L’entreprise peut encore faire rêver avec ses valeurs
Les organisations subissent une hémorragie profonde et peinent à réenclencher la machine à rêves. Pourtant, les gens ont toujours besoin de sens et de récits qui aident à naviguer dans l’incertitude. C’est donc le moment idéal pour repenser les valeurs.
Faire danser les valeurs au rythme de la société
On pourrait croire que, dans un monde chaotique, la seule chose à laquelle il ne faille pas toucher sont les valeurs : ces idéaux qui différencient les entreprises de leurs concurrents. Il est contre-intuitif de remettre en question ce qui sécurise. Or, il n’y a rien de plus déstabilisant que des valeurs mal orchestrées. Il s’agit donc de les adapter aux besoins sociétaux. En effet, ce ne sont pas les entreprises qui créent les valeurs. C’est la société qui fait émerger certaines valeurs en fonction des époques, aspirations que les entreprises reprennent alors pour rassembler les collaborateurs. Après-guerre, les cultures d’entreprise répondaient au besoin d’appartenance ; dans les années 1970, c’est la possibilité de s’élever individuellement qui primait, alors qu’aujourd’hui apparaissent des besoins d’authenticité, d’inclusion et d’équilibre de vie. Or, des paradoxes existent : les personnes souhaitent exprimer leur vulnérabilité et faire preuve d’audace, co-construire et être non seulement incluses mais valorisées pour leur singularité, travailler moins et s’embarquer dans des projets ambitieux. C’est donc un défi pour les dirigeants de proposer un récit attirant. Il est question de se remettre en cause, comme l’exprimaient des étudiants d’AgroParisTech lors de la cérémonie de remise des diplômes d’avril dernier[1] : « De quelle vie voulons-nous ? Un patron cynique, un salaire qui permet de prendre l’avion, un emprunt sur trente ans pour un pavillon… Et puis un burn-out à quarante ans ? »
Positionner les valeurs au bon niveau, c’est-à-dire au-dessus de la rentabilité
Les valeurs, ce sont des croyances qu’une entreprise possède sur la meilleure manière de réussir.
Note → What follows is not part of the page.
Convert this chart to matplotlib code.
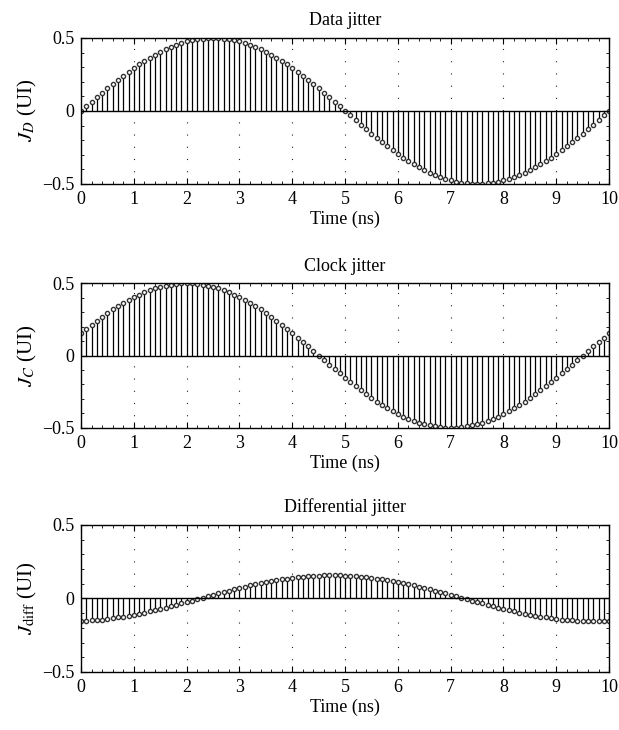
import numpy as np
from matplotlib import pyplot as plt
from matplotlib.ticker import MultipleLocator

plt.rcParams['font.family'] = ['Liberation Serif', 'DejaVu Serif']
plt.rcParams['mathtext.fontset'] = 'stix'

# sample times (ns), 0.1 ns step
time_ns = np.linspace(0, 10, 101)

data_jitter = [
    0.0, 0.031, 0.063, 0.094, 0.124, 0.155, 0.184, 0.213, 0.241, 0.268,
    0.294, 0.319, 0.342, 0.364, 0.385, 0.405, 0.422, 0.438, 0.452, 0.465,
    0.476, 0.484, 0.491, 0.496, 0.499, 0.5, 0.499, 0.496, 0.491, 0.484,
    0.476, 0.465, 0.452, 0.438, 0.422, 0.405, 0.385, 0.364, 0.342, 0.319,
    0.294, 0.268, 0.241, 0.213, 0.184, 0.155, 0.124, 0.094, 0.063, 0.031,
    0.0, -0.031, -0.063, -0.094, -0.124, -0.155, -0.184, -0.213, -0.241, -0.268,
    -0.294, -0.319, -0.342, -0.364, -0.385, -0.405, -0.422, -0.438, -0.452, -0.465,
    -0.476, -0.484, -0.491, -0.496, -0.499, -0.5, -0.499, -0.496, -0.491, -0.484,
    -0.476, -0.465, -0.452, -0.438, -0.422, -0.405, -0.385, -0.364, -0.342, -0.319,
    -0.294, -0.268, -0.241, -0.213, -0.184, -0.155, -0.124, -0.094, -0.063, -0.031,
    0.0,
]

clock_jitter = [
    0.155, 0.184, 0.213, 0.241, 0.268, 0.294, 0.319, 0.342, 0.364, 0.385,
    0.405, 0.422, 0.438, 0.452, 0.465, 0.476, 0.484, 0.491, 0.496, 0.499,
    0.5, 0.499, 0.496, 0.491, 0.484, 0.476, 0.465, 0.452, 0.438, 0.422,
    0.405, 0.385, 0.364, 0.342, 0.319, 0.294, 0.268, 0.241, 0.213, 0.184,
    0.155, 0.124, 0.094, 0.063, 0.031, 0.0, -0.031, -0.063, -0.094, -0.124,
    -0.155, -0.184, -0.213, -0.241, -0.268, -0.294, -0.319, -0.342, -0.364, -0.385,
    -0.405, -0.422, -0.438, -0.452, -0.465, -0.476, -0.484, -0.491, -0.496, -0.499,
    -0.5, -0.499, -0.496, -0.491, -0.484, -0.476, -0.465, -0.452, -0.438, -0.422,
    -0.405, -0.385, -0.364, -0.342, -0.319, -0.294, -0.268, -0.241, -0.213, -0.184,
    -0.155, -0.124, -0.094, -0.063, -0.031, 0.0, 0.031, 0.063, 0.094, 0.124,
    0.155,
]

diff_jitter = [
    -0.154, -0.153, -0.150, -0.147, -0.144, -0.139, -0.135, -0.129, -0.124, -0.117,
    -0.111, -0.103, -0.096, -0.088, -0.080, -0.071, -0.062, -0.053, -0.044, -0.034,
    -0.024, -0.015, -0.005, 0.005, 0.015, 0.024, 0.034, 0.044, 0.053, 0.062,
    0.071, 0.080, 0.088, 0.096, 0.103, 0.111, 0.117, 0.124, 0.129, 0.135,
    0.139, 0.144, 0.147, 0.150, 0.153, 0.154, 0.156, 0.156, 0.156, 0.156,
    0.154, 0.153, 0.150, 0.147, 0.144, 0.139, 0.135, 0.129, 0.124, 0.117,
    0.111, 0.103, 0.096, 0.088, 0.080, 0.071, 0.062, 0.053, 0.044, 0.034,
    0.024, 0.015, 0.005, -0.005, -0.015, -0.024, -0.034, -0.044, -0.053, -0.062,
    -0.071, -0.080, -0.088, -0.096, -0.103, -0.111, -0.117, -0.124, -0.129, -0.135,
    -0.139, -0.144, -0.147, -0.150, -0.153, -0.154, -0.156, -0.156, -0.156, -0.156,
    -0.154,
]

titles = ['Data jitter', 'Clock jitter', 'Differential jitter']
ylabels = [r'$J_D$ (UI)', r'$J_C$ (UI)', r'$J_{\mathrm{diff}}$ (UI)']
series = [data_jitter, clock_jitter, diff_jitter]

# axes boxes in figure fraction: left, bottom, width, height
boxes = [
    [0.131, 0.748, 0.853, 0.200],
    [0.131, 0.414, 0.853, 0.198],
    [0.131, 0.0795, 0.853, 0.2015],
]


def stem_panel(ax, y, title, ylabel):
    markers, stems, base = ax.stem(time_ns, y, linefmt='k-', markerfmt='o', basefmt='k-')
    plt.setp(stems, linewidth=0.9)
    plt.setp(markers, markersize=3.0, markerfacecolor='white',
             markeredgecolor='#333333', markeredgewidth=1.0)
    plt.setp(base, linewidth=1.0)
    ax.set_xlim(0, 10)
    ax.set_ylim(-0.5, 0.5)
    ax.set_xticks(range(0, 11))
    ax.set_yticks([-0.5, 0, 0.5])
    ax.set_yticklabels(['\u22120.5', '0', '0.5'])
    ax.xaxis.set_minor_locator(MultipleLocator(0.2))
    ax.yaxis.set_minor_locator(MultipleLocator(0.1))
    ax.tick_params(which='both', direction='in', top=True, right=True, labelsize=13)
    ax.tick_params(which='major', length=4, pad=5)
    ax.tick_params(which='minor', length=2)
    ax.grid(axis='x', linestyle=(0, (1, 10)), color='#222222', linewidth=0.8)
    for s in ax.spines.values():
        s.set_linewidth(1.0)
    ax.set_title(title, fontsize=13, pad=9)
    ax.set_xlabel('Time (ns)', fontsize=13, labelpad=2)
    ax.set_ylabel(ylabel, fontsize=15, labelpad=2)


fig = plt.figure(figsize=(6.19, 7.30), dpi=100)
for box, y, title, ylabel in zip(boxes, series, titles, ylabels):
    ax = fig.add_axes(box)
    stem_panel(ax, y, title, ylabel)

fig.savefig('out.png', dpi=100)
Elles sont plus importantes que le profit. Les dirigeants peuvent renoncer à gagner plus d’argent au nom de leurs valeurs. Par exemple une marque de vêtements peut s’engager à produire en France au nom de l’écologie. Elle va donc renoncer à délocaliser sa production, quitte à réduire sa marge. C’est grâce à des valeurs fortes que les entreprises engagent les collaborateurs. Les valeurs servent à attirer certains profils, définir des comportements souhaitables, choisir entre deux fournisseurs… Là où le bât blesse, c’est quand il y a un décalage entre les valeurs prônées et le vécu des personnes.
Redynamiser les cultures d’entreprise en donnant plus de liberté aux équipes
Les gens ne tolèrent plus l’hypocrisie. Dans son dernier livre, Le Sacre de l’authenticité[2], l’essayiste Gilles Lipovetsky décrit comment les entreprises n’échappent plus à l’exigence de transparence que porte en elle l’expansion de l’authenticité. Pour engager les collaborateurs, il est nécessaire de leur faire vivre des expériences en lien avec les valeurs de l’entreprise ; ce qui ne se fait pas uniquement avec de la communication et des formations. Il s’agit de proposer des moments d’inspiration et d’échanges afin de permettre des changements individuels et de co-construire de nouveaux comportements. Cela demande du temps et une grande confiance des dirigeants envers leurs équipes. Mais quand les marges de manœuvre sont larges, tout devient à nouveau possible…
[1] https://etudiant.lefigaro.fr/article/nos-metiers-sont-destructeurs-le-discours-choc-des-etudiants-d-agroparistech-en-pleine-ceremonie-des-diplomes_f2549aea-d105-11ec-ae5b-3111653054e7/
[2] Le Sacre de l’authenticité, de Gilles Lipovetsky, Gallimard, 2021.